Walmart has called for data and content from all of their suppliers for every product in their portfolio. They plan on using the information for the product page on Walmart.com. That is pretty well known by now. What still seems to be a question, though, is why Walmart wants it and how it’s good for the manufacturers to play ball. Dave Feinleib of Content Analytics recently sat down with Eric Howerton to discuss.

First of all, it’s a pretty big challenge to pull all of this data and content together, not to mention putting it together in the right package to be Walmart compliant. Companies like Content Analytics and WhyteSpyder exist for this purpose. They’ll not only compile the information, but will also validate that the content is there and reads a manner that’s in line with the manufacturer’s message. The goal is to make your product shine for the consumer.

Brand teams have worked hard to gain the trust of their current customers and be attractive to new ones. Walmart wants to foster and build upon this trust. Incomplete or lacking product pages on Walmart.com undermine customer confidence. They’re going to go with the retailer or manufacturer that makes an investment in providing the information that they want to make an informed purchase decision. And they want a lot.

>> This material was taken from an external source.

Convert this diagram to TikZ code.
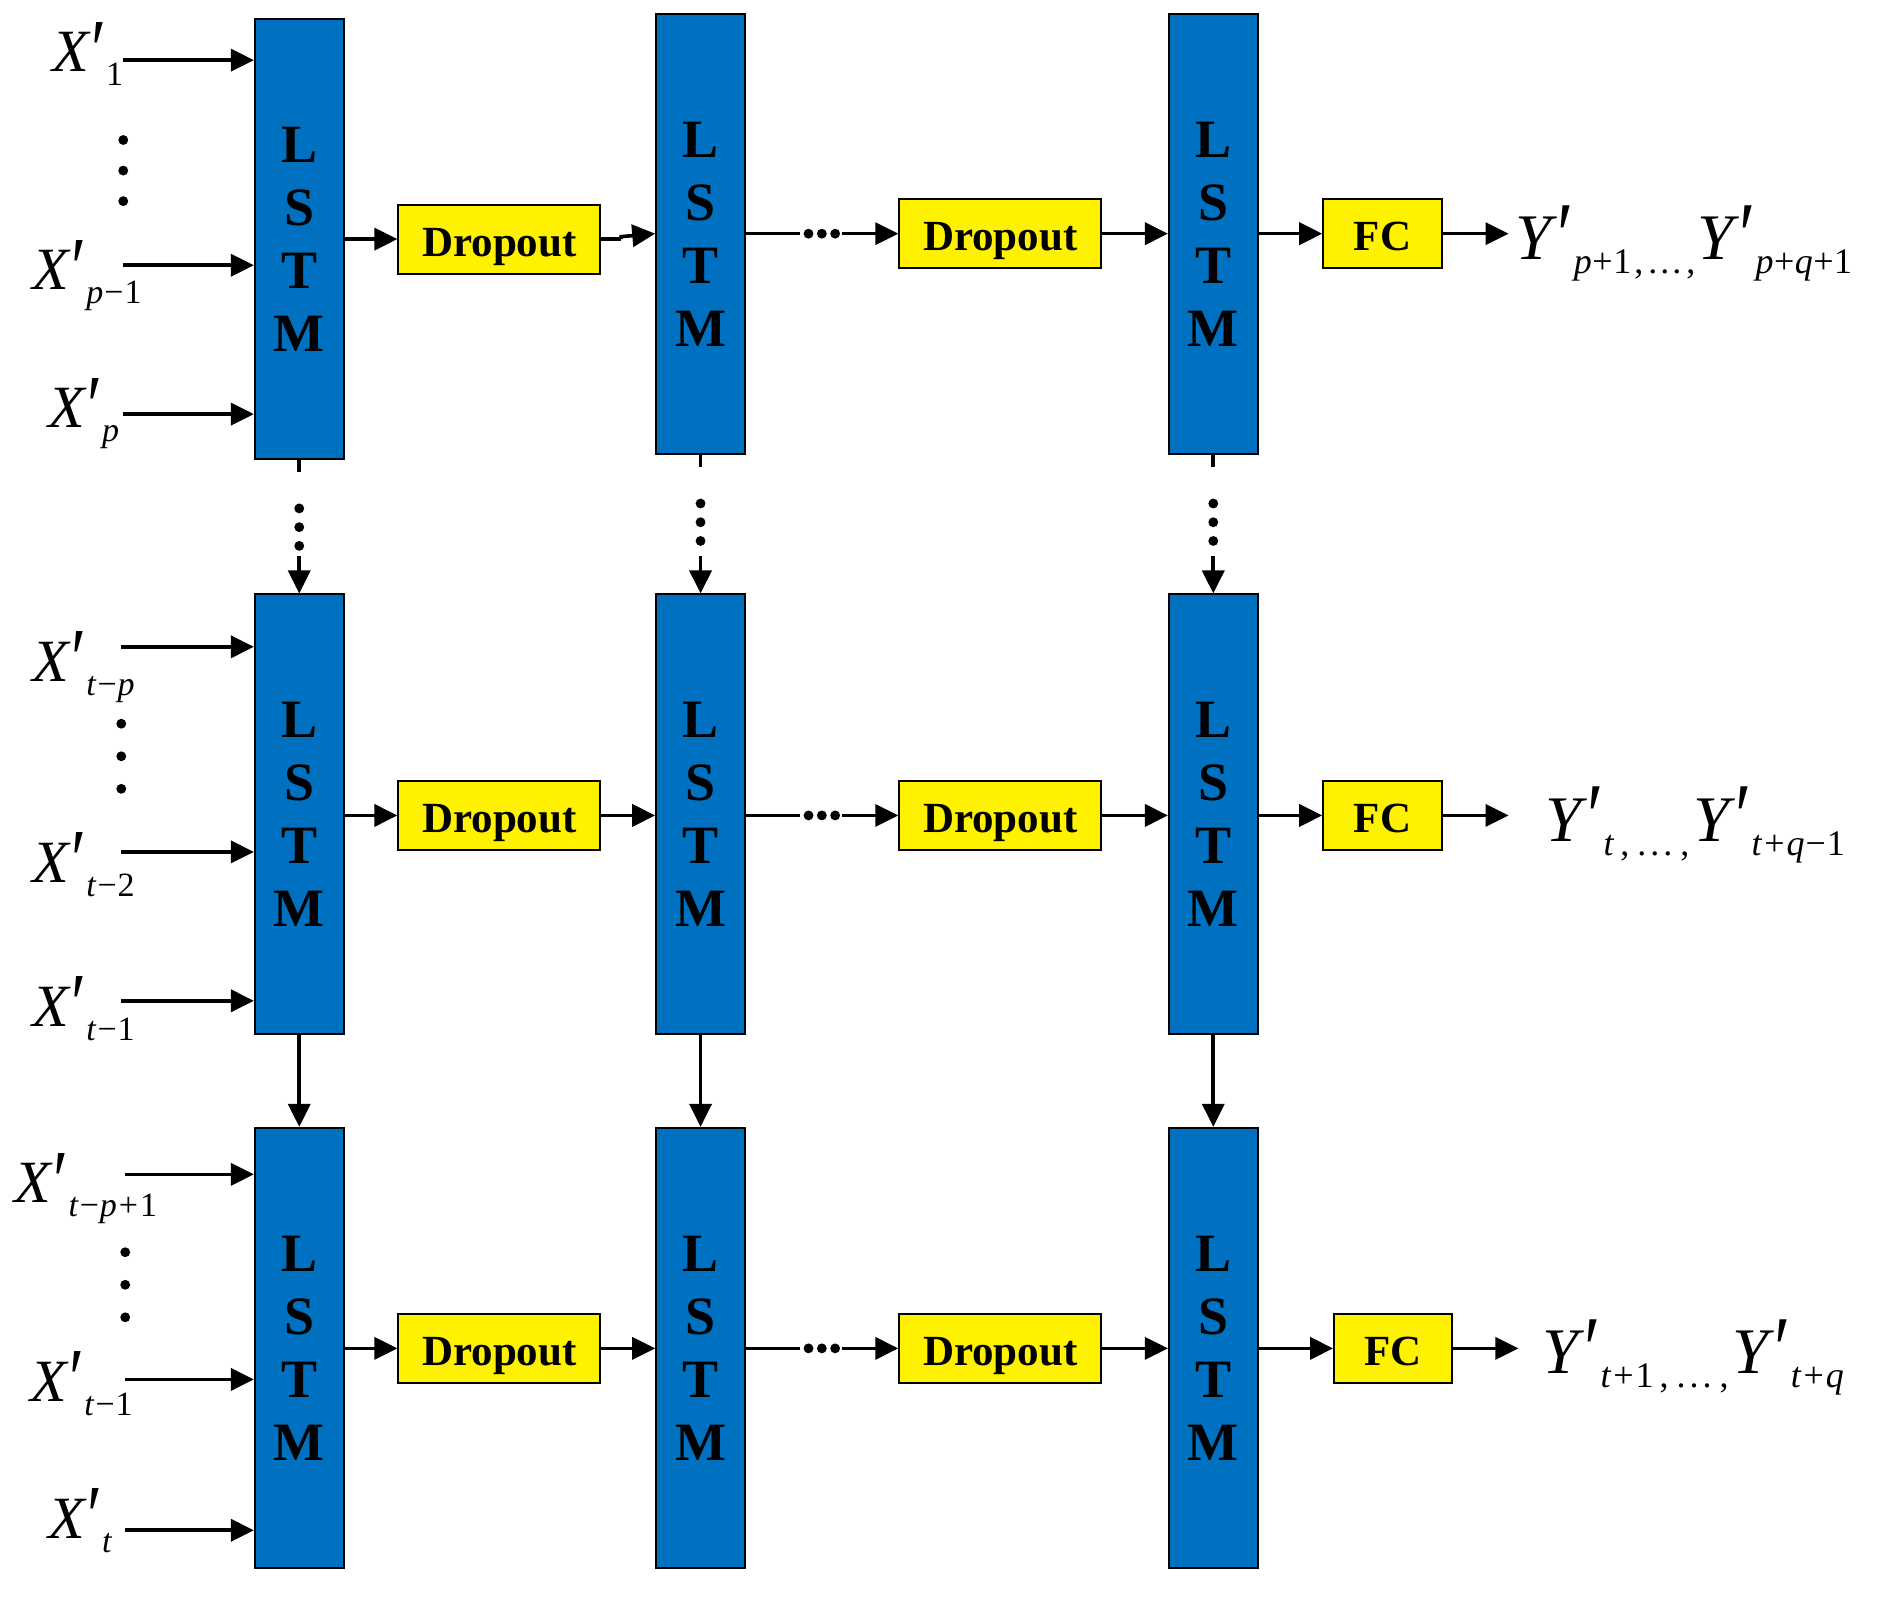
\documentclass[tikz,border=0pt]{standalone}
\usepackage{fontspec}
\usepackage{graphicx}
\setmainfont{Liberation Serif}
\usetikzlibrary{arrows.meta,calc}
\definecolor{lstmblue}{RGB}{0,112,192}
\newcommand{\mysub}[1]{\raisebox{-14pt}{\fontsize{34}{34}\selectfont #1}}
\newcommand{\mysubY}[1]{\raisebox{-14pt}{\fontsize{36}{36}\selectfont #1}}
\newcommand{\mypr}{\raisebox{-0.12em}{\scalebox{1.15}[1.45]{′}}}
\newcommand{\mypl}{\kern2pt+\kern2pt}
\newcommand{\myplt}{\kern0.5pt+\kern0.5pt}
\newcommand{\mymi}{\kern1pt−\kern1pt}
\newcommand{\xlab}[1]{{\fontsize{60}{60}\selectfont\textit{X}\mypr\mysub{#1}}}
\newcommand{\ylab}[1]{{\fontsize{65}{65}\selectfont\textit{Y}\mypr\mysubY{#1}}}
\newcommand{\mydots}{\kern6pt,\kern8pt.\kern4pt.\kern4pt.\kern8pt,\kern4pt}
\newcommand{\mydotsA}{\kern3pt,\kern5pt.\kern3pt.\kern3pt.\kern5pt,\kern2pt}
\begin{document}
\begin{tikzpicture}[x=0.986pt,y=-0.986pt,
  lstm/.style={draw=black, line width=2pt, fill=lstmblue, minimum width=88.7pt,
    minimum height=440pt, inner sep=0pt, align=center,
    font=\fontsize{54}{63}\selectfont\bfseries},
  drop/.style={draw=black, line width=2pt, fill=yellow, minimum width=202pt,
    minimum height=69pt, inner sep=0pt, text height=34pt, text depth=0pt,
    font=\fontsize{43}{43}\selectfont\bfseries},
  fcbox/.style={drop, minimum width=118.3pt},
  conn/.style={line width=3.6pt, -{Triangle[length=23pt,width=22pt]}},
  plain/.style={line width=3.6pt},
  lab/.style={anchor=base west, inner sep=0pt}
]
\useasboundingbox (0,0) rectangle (1918.86,1622.72);

% ---------- LSTM boxes ----------
\node[lstm] (l11) at (303.5,242.5) {L\\S\\T\\M};
\node[lstm] (l12) at (710.5,237.5) {L\\S\\T\\M};
\node[lstm] (l13) at (1230.5,237.5) {L\\S\\T\\M};
\node[lstm] (l21) at (303.5,826) {L\\S\\T\\M};
\node[lstm] (l22) at (710.5,826) {L\\S\\T\\M};
\node[lstm] (l23) at (1230.5,826) {L\\S\\T\\M};
\node[lstm] (l31) at (303.5,1367) {L\\S\\T\\M};
\node[lstm] (l32) at (710.5,1367) {L\\S\\T\\M};
\node[lstm] (l33) at (1230.5,1367) {L\\S\\T\\M};

% ---------- Dropout / FC ----------
\node[drop] (d11) at (506.5,242.5) {Dropout};
\node[drop] (d12) at (1014.5,237) {Dropout};
\node[fcbox] (f1) at (1402,237) {FC};
\node[drop] (d21) at (506.5,827) {Dropout};
\node[drop] (d22) at (1014.5,827) {Dropout};
\node[fcbox] (f2) at (1402,827) {FC};
\node[drop] (d31) at (506.5,1367.5) {Dropout};
\node[drop] (d32) at (1014.5,1367.5) {Dropout};
\node[fcbox] (f3) at (1413,1367.5) {FC};

% ---------- input labels ----------
\node[lab] (x11) at (53,73) {\xlab{1}};
\node[lab] (x12) at (33,294) {\xlab{\textit{p}\mymi1}};
\node[lab] (x13) at (49,434) {\xlab{\textit{p}}};
\node[lab] (x21) at (33,691) {\xlab{\textit{t}\mymi\textit{p}}};
\node[lab] (x22) at (33,895) {\xlab{\textit{t}\mymi2}};
\node[lab] (x23) at (33,1041) {\xlab{\textit{t}\mymi1}};
\node[lab] (x31) at (15,1220) {\xlab{\textit{t}\mymi\textit{p}\mypl1}};
\node[lab] (x32) at (31,1421) {\xlab{\textit{t}\mymi1}};
\node[lab] (x33) at (49,1560) {\xlab{\textit{t}}};

% ---------- input arrows ----------
\coordinate (i11) at (125,61);
\coordinate (i12) at (125,269);
\coordinate (i13) at (125,420);
\coordinate (i21) at (123,656);
\coordinate (i22) at (123,864);
\coordinate (i23) at (123,1015);
\coordinate (i31) at (127,1191);
\coordinate (i32) at (127,1399);
\coordinate (i33) at (127,1552);
\foreach \i/\l in {i11/l11,i12/l11,i13/l11,i21/l21,i22/l21,i23/l21,i31/l31,i32/l31,i33/l31}
  \draw[conn] (\i) -- (\i -| \l.west);

% vertical ellipses between inputs
\foreach \xx/\ya/\yb/\yc in {125/142/173/204, 123/734/767/800, 127/1270/1303/1336}{
  \fill (\xx,\ya) circle (5);
  \fill (\xx,\yb) circle (5);
  \fill (\xx,\yc) circle (5);
}

% ---------- horizontal chains ----------
% row 1
\draw[conn] (l11.east |- d11.west) -- (d11.west);
\coordinate (k1) at ($(d11.east)+(20,0)$);
\draw[plain] (d11.east) -- (k1);
\draw[conn] (k1) -- ++(0,-2.5) -- (l12.west |- d12.west);
\coordinate (ea1) at (811,237);
\coordinate (eb1) at (854,237);
\draw[plain] (l12.east |- ea1) -- (ea1);
\draw[conn] (eb1) -- (d12.west);
\draw[conn] (d12.east) -- (l13.west |- d12.east);
\draw[conn] (l13.east |- f1.west) -- (f1.west);
\coordinate (o1) at (1530,237);
\draw[conn] (f1.east) -- (o1);
% row 2
\draw[conn] (l21.east |- d21.west) -- (d21.west);
\draw[conn] (d21.east) -- (l22.west |- d21.east);
\coordinate (ea2) at (811,827);
\coordinate (eb2) at (854,827);
\draw[plain] (l22.east |- ea2) -- (ea2);
\draw[conn] (eb2) -- (d22.west);
\draw[conn] (d22.east) -- (l23.west |- d22.east);
\draw[conn] (l23.east |- f2.west) -- (f2.west);
\coordinate (o2) at (1530,827);
\draw[conn] (f2.east) -- (o2);
% row 3
\draw[conn] (l31.east |- d31.west) -- (d31.west);
\draw[conn] (d31.east) -- (l32.west |- d31.east);
\coordinate (ea3) at (811,1367.5);
\coordinate (eb3) at (854,1367.5);
\draw[plain] (l32.east |- ea3) -- (ea3);
\draw[conn] (eb3) -- (d32.west);
\draw[conn] (d32.east) -- (l33.west |- d32.east);
\draw[conn] (l33.east |- f3.west) -- (f3.west);
\coordinate (o3) at (1540,1367.5);
\draw[conn] (f3.east) -- (o3);
% horizontal ellipsis dots
\foreach \yy in {237,827,1367.5}{
  \fill (820,\yy) circle (5);
  \fill (833.5,\yy) circle (5);
  \fill (847,\yy) circle (5);
}

% ---------- output labels ----------
\node[lab] (y1) at (1537,263) {\ylab{\textit{p}\myplt1\mydotsA}\ylab{\textit{p}\myplt\textit{q}\myplt1}};
\node[lab] (y2) at (1567,853) {\ylab{\textit{t}\mydots}\ylab{\textit{t}\mypl\textit{q}\mymi1}};
\node[lab] (y3) at (1564,1393) {\ylab{\textit{t}\mypl1\mydots}\ylab{\textit{t}\mypl\textit{q}}};

% ---------- vertical connectors ----------
\foreach \a/\b in {l11/l21,l12/l22,l13/l23}{
  \draw[plain] (\a.south) -- ++(0,12);
  \fill ($(\a.south)+(0,49)$) circle (5);
  \fill ($(\a.south)+(0,68)$) circle (5);
  \fill ($(\a.south)+(0,87)$) circle (5);
  \draw[conn] ($(\b.north)+(0,-38)$) -- (\b.north);
}
\draw[conn] (l21.south) -- (l31.north);
\draw[conn] (l22.south) -- (l32.north);
\draw[conn] (l23.south) -- (l33.north);
\end{tikzpicture}
\end{document}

Manufacturers supply Walmart for a reason. The largest retailer in the world is a valuable platform for selling their products. Walmart is a company that people trust and provides tremendous visibility for manufacturers of any size. It’s important, especially for the omnichannel shopper, that a barrier doesn’t exist between the online and in-store shopping experience. Providing product data and content is the only way to diminish those walls. The more volume and accuracy of the provided information, the better the product will perform. There is no such thing as too much.